Sebelum tahun 2017, penghasilan rata-rata Orang Cihara dari hasil menangkap Impun mencapai angka Rp.20.000.000 satu musim untuk setiap Orang. Pada tahun 2016, salah seorang warga pak Kodong namanya, menghasilkan Rp.1.000.000 dalam satu hari . Rata-rata pendapatan Orang Cihara pada tahun itu, mencapai Rp.3.000.000. Setelah tahun 2017, tepatnya setelah Pertambangan Pasir Kuarsa PT. HANASA PRIMA di area Sungai Cihara beroprasi, tepatnya di Sekitar Parungdahu Kampung Sempurbandung pendapatan Orang Cihara dari Impun menurun drastis. Selanjutnya, pada tahun 2020, PT. Batu Natura Fortuna (BFN) mulai beroprasi dibagian hulu, disekitar Parungkalam. Hal ini, memperparah kondisi Sungai Cihara. Pendapatan Orang Cihara dari Impun diobok-obok oleh perusahan Tambang Pasir Kuarsa ini. Para penangkap Impun terpincang-pincang sejak tahun 2017 hingga tahun 2022. Pendapatan setiap musimnya, rata-rata hanya Rp.2.000.000. Setelah Pertambangan masuk disekitar Sungai Cihara masuk, bukan hanya pendapatan Impun saja yang menurun. Penghasilan lainnya juga menurun, seperti; hasil tangkap Udang Lobster yang dirasakan para “Penjodang” dan nelayan penangkap ikan di Laut.
Kerugian secara umum yang dirasakan oleh Orang-orang Cihara ketika keberlangsungan Sungai Cihara terganggu, dirasakaan pada saat musim kemarau. Orang-orang Cihara, terpaksa harus mengambil Air yang keruh, berwarna kuning dan penuh lumpur akibat Pertambangan Pasir Kuarsa. Kerugian lainnya, dirasakan oleh 20 Orang penankap Impun. Bagaimana tidak, kerugian yang dialami oleh penangkap Impun setelah Pertambangan Pasir Kuarsa beroprasi disekitaran Sungai Cihara mencapai 90%. Nominal kerugiannya menginjak Rp.360.000.000 untuk 20 Orang penangkap Impun setiap tahun. Selanjutnya, jika kita mau menghitung kerugian 20 Orang penangkap impugn sejak tahun 2017 hinga tahun 2022, kerugian yang dialami mencapai 2,1 M, rincinya Rp.2.160.000.000. Perlu diingat, bahwa kerugian tersebut, belum dihitung dengan kerugian yang lain. Seperti, kerugian tercemarnya Air yang dikonsumsi Orang Cihara dan sekitarnya, juga kerugian yang berlangsung pada Ekosistem Sungai dan Laut lainnya. Kalau kita mau konfersi kedalam Rupiah, maka kerugiannya akan berlipat ganda.

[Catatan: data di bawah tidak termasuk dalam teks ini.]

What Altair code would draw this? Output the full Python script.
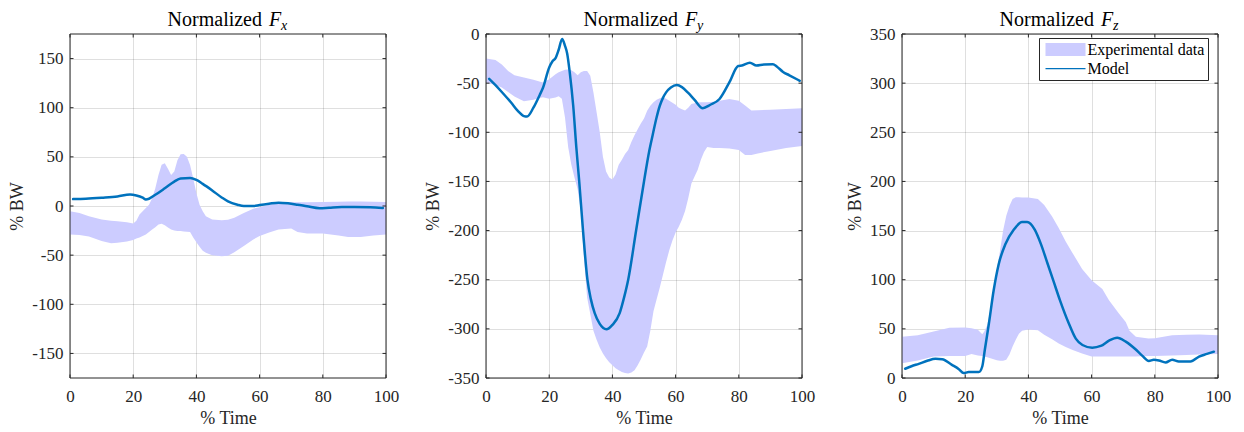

Jumlah penangkap Impun di Sungai Cihara,memang tidak banyak, hanya 20 Orang. Namun, 20 Orang ini manusia, yang memiliki perut ditambah perut Anak dan Istrinya! Pembangunan yang sesungguhnya itu, adalah pembangunan yang berdampak baik pada Dapur Orang yang paling miskin di Kampung-kampung.
Penutup
Saat ini, Sepeninggal Perusahaan Tambang Pasir Kuarsa dari sekitaran Sungai Cihara, kondisi Sungai Cihara berangsur membaik. Hal ini bisa dilihat dari musim Impun pada bulan Juni kali ini.
Di sudut yang lain, yang terselubung oleh istilah sorgawi yang sering kali kita dengar acapkali sebuah Perusahaan Tambang akan datang ke perkampungan. Namun, pada kenyataannya, pertambangan tidak mampu menjadi solusi untuk memperbaiki kehidupan seluruh Orang-orang di Kampung. Setelah kita lihat secara seksama, Orang-orang di Kampung memiliki cara sendiri untuk memperbaiki hidupnya. Tanpa kehadiran Negara, para Penangkap Impun di Sungai Cihara mampu berdaya dengan alat seadanya. Apalagi jika, Negara hadir dengan memberikan teknologi yang lebih canggih kepada Penangkap Impun agar hasil tangkap Impunnya meningkat. Jika, Negara belum mampu memberikan Teknologi yang lebih canggih untuk Penangkap Impun di Cihara. Minimalnya, Negara wajib mengawal keberlangsungan Sungai Cihara agar Sungai Cihara tidak memburuk oleh apapun itu!